Minister for Children and Youth Affairs Dr. Katherine Zappone T.D. said: “I am extremely supportive of this new Model of School Inclusion and believe that its findings will be useful in determining the best path forward for inclusive support.
“There has already been great collaboration across disciplines in the early years’ sector with the AIM model and I look forward to seeing the results of this pilot project and how they can be applied in future for the benefit of all children with additional needs.”
The package of supports in the School Inclusion Model includes the following key elements:
A new frontloaded allocation model of Special Needs Assistants (SNAs) to be allocated in line with profiled need, thus breaking the link with the requirement for an assessment.
The expansion of the National Educational Psychological Service (NEPS) to provide a more intensive support service for pilot schools. Additional psychologists will be recruited, for the period of the pilot in the pilot area, to facilitate greater access by schools and students to the full range of in-school supports available to students with complex educational needs.
· The development of a National Training Programme for special needs assistants, to provide them with the necessary skills and knowledge to support students with additional care needs arising from significant medical, physical, emotional/behavioural, sensory, communication and other significant difficulties that pose a barrier to participating in school life. Training will also emphasise the need for students to develop independence and resilience to the greatest possible extent in line with their individual abilities and age.

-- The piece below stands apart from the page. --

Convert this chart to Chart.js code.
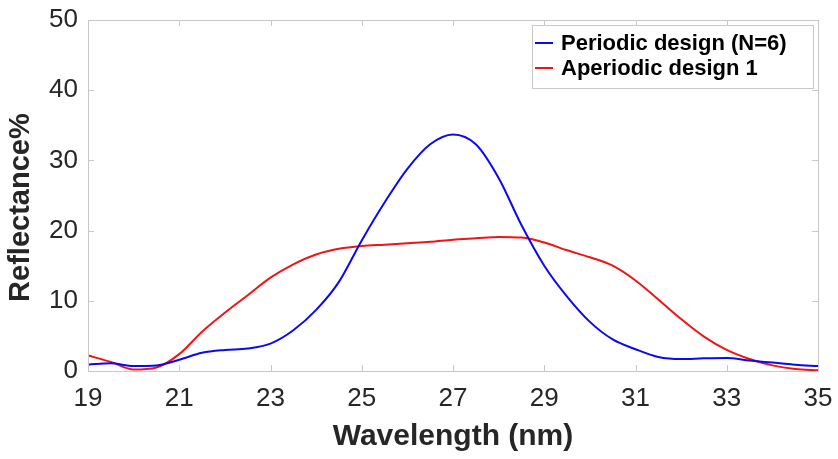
<!DOCTYPE html>
<html>
<head>
<meta charset="utf-8">
<script src="https://cdn.jsdelivr.net/npm/chart.js@4"></script>
<style>
  body { margin: 0; background: #fff; }
  #wrap { width: 838px; height: 459px; }
</style>
</head>
<body>
<div id="wrap"><canvas id="chart"></canvas></div>
<script>
// Wavelength samples (nm)
const wavelengths = [19, 19.5, 20, 20.5, 21, 21.5, 22, 22.5, 23, 23.5, 24, 24.5, 25, 25.5, 26, 26.5, 27,
  27.5, 28, 28.5, 29, 29.5, 30, 30.5, 31, 31.5, 32, 32.5, 33, 33.5, 34, 34.5, 35];

// Reflectance %
const periodic = [0.9, 1.1, 0.7, 0.8, 1.6, 2.6, 3.0, 3.2, 3.9, 5.8, 8.7, 12.7, 18.6, 24.0, 28.8, 32.3, 33.7,
  32.3, 27.5, 20.8, 15.0, 10.6, 7.0, 4.5, 3.1, 2.0, 1.7, 1.8, 1.85, 1.5, 1.2, 0.9, 0.7];
const aperiodic = [2.2, 1.3, 0.2, 0.5, 2.4, 5.6, 8.3, 10.8, 13.3, 15.2, 16.6, 17.4, 17.8, 18.0, 18.2, 18.4, 18.7,
  18.9, 19.1, 19.0, 18.3, 17.2, 16.2, 15.0, 12.9, 10.2, 7.4, 4.9, 3.0, 1.7, 0.8, 0.3, 0.1];

const xTicks = [19, 21, 23, 25, 27, 29, 31, 33, 35];
const yTicks = [0, 10, 20, 30, 40, 50];

const FONT = '"Liberation Sans", Arial, sans-serif';
const toPoints = ys => wavelengths.map((x, i) => ({ x: x, y: ys[i] }));

// box around the plot, inward ticks, legend in the top right corner
const framePlugin = {
  id: 'frame',
  afterDraw(chart) {
    const { ctx, chartArea: a, scales } = chart;
    ctx.save();
    ctx.strokeStyle = '#c8c8c8';
    ctx.lineWidth = 1;
    ctx.strokeRect(a.left + 0.5, a.top + 0.5, a.right - a.left, a.bottom - a.top);
    ctx.beginPath();
    xTicks.forEach(v => {
      const px = Math.round(scales.x.getPixelForValue(v)) + 0.5;
      ctx.moveTo(px, a.bottom); ctx.lineTo(px, a.bottom - 6);
      ctx.moveTo(px, a.top); ctx.lineTo(px, a.top + 6);
    });
    yTicks.forEach(v => {
      const py = Math.round(scales.y.getPixelForValue(v)) + 0.5;
      ctx.moveTo(a.left, py); ctx.lineTo(a.left + 6, py);
      ctx.moveTo(a.right, py); ctx.lineTo(a.right - 6, py);
    });
    ctx.stroke();

    // legend
    const lx = a.right - 286, ly = a.top + 5, lw = 281, lh = 63;
    ctx.fillStyle = '#fff';
    ctx.fillRect(lx, ly, lw, lh);
    ctx.strokeStyle = '#c8c8c8';
    ctx.strokeRect(lx + 0.5, ly + 0.5, lw, lh);
    ctx.font = 'bold 22px ' + FONT;
    ctx.textBaseline = 'middle';
    chart.data.datasets.forEach((ds, i) => {
      const yy = ly + 18 + i * 25;
      ctx.strokeStyle = ds.borderColor;
      ctx.lineWidth = 2;
      ctx.beginPath();
      ctx.moveTo(lx + 3, yy); ctx.lineTo(lx + 21, yy);
      ctx.stroke();
      ctx.fillStyle = '#000';
      ctx.fillText(ds.label, lx + 29, yy + 1);
    });
    ctx.restore();
  }
};

new Chart(document.getElementById('chart'), {
  type: 'line',
  data: {
    datasets: [
      { label: 'Periodic design (N=6)', data: toPoints(periodic), borderColor: '#0a0af0', borderWidth: 2,
        pointRadius: 0, tension: 0.4, cubicInterpolationMode: 'monotone' },
      { label: 'Aperiodic design 1', data: toPoints(aperiodic), borderColor: '#f01414', borderWidth: 2,
        pointRadius: 0, tension: 0.4, cubicInterpolationMode: 'monotone' }
    ]
  },
  options: {
    responsive: true,
    maintainAspectRatio: false,
    animation: false,
    layout: { padding: { top: 20, right: 20, left: 0, bottom: 0 } },
    plugins: { legend: { display: false }, tooltip: { enabled: false } },
    scales: {
      x: {
        type: 'linear', min: 19, max: 35,
        afterBuildTicks: s => { s.ticks = xTicks.map(v => ({ value: v })); },
        afterFit: s => { s.height = 88; },
        grid: { display: false },
        border: { display: false },
        ticks: { color: '#262626', font: { size: 26, family: FONT }, padding: 4, maxRotation: 0 },
        title: { display: true, text: 'Wavelength (nm)', color: '#262626', padding: { top: 0 },
          font: { size: 30, weight: 'bold', family: FONT } }
      },
      y: {
        min: 0, max: 50,
        afterBuildTicks: s => { s.ticks = yTicks.map(v => ({ value: v })); },
        afterFit: s => { s.width = 88; },
        grid: { display: false },
        border: { display: false },
        ticks: { color: '#262626', font: { size: 26, family: FONT }, padding: 2 },
        title: { display: true, text: 'Reflectance%   ', color: '#262626', padding: { bottom: 0 },
          font: { size: 29, weight: 'bold', family: FONT } }
      }
    }
  },
  plugins: [framePlugin]
});
</script>
</body>
</html>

· The provision of a national nursing service for children with complex medical needs in schools. A cross agency planning group is to be established to develop the scope for the scheme, develop an application procedure for schools and plan for how the service is to be delivered. The new service will complement current provision provided through community based services.
· Establishment, on a pilot basis, of a new Regional Support Team for schools, under the auspices of the NCSE, in the Community Healthcare Organisation area (CHO 7) to include specialists in speech and language; occupational therapy and behaviour practitioners. The team will include 4 Speech and Language Therapists, 2 Occupational Therapists and 4 Behaviour Support practitioners. A further 19 Speech and Language Therapists and 12 Occupational Therapists will deliver supports within schools.
· Consultation with schools, teachers and parents.
The In-School Demonstration Project and the subsequent Pilot School Inclusion Project were established following research by the NCSE which drew attention to the need for a more broadly-based set of education and health supports to help children with additional needs achieve their potential through education.
Research indicates that evidence-based interventions that are carefully planned and evaluated stand the best chance of success. Consultation is also key.
The NCSE recommended that a better model of support was required, one which provides the right support at the right time provided by a range of personnel with relevant qualification and skill sets.
Currently €1.75 bn or 19% of the total education budget funds a range of supports including additional special needs teachers and SNAs. Because of this level of expenditure, the number of children with special needs receiving an education in schools whether through mainstream, special classes and special schools has increased greatly in recent years. The active support of school communities including teachers and boards of management must be acknowledged in this regard.
Minister McHugh said: “The trialling of new approaches, learning from evidence and collaboration between different disciplines to achieve the best outcomes is at the heart of this pilot. I would like to thank all of those who are engaging in this new way, in seeking better outcomes for our children. I hope sincerely that this this pilot of the School Inclusion Model achieves its aims and that we can learn from it and build on it into the future.”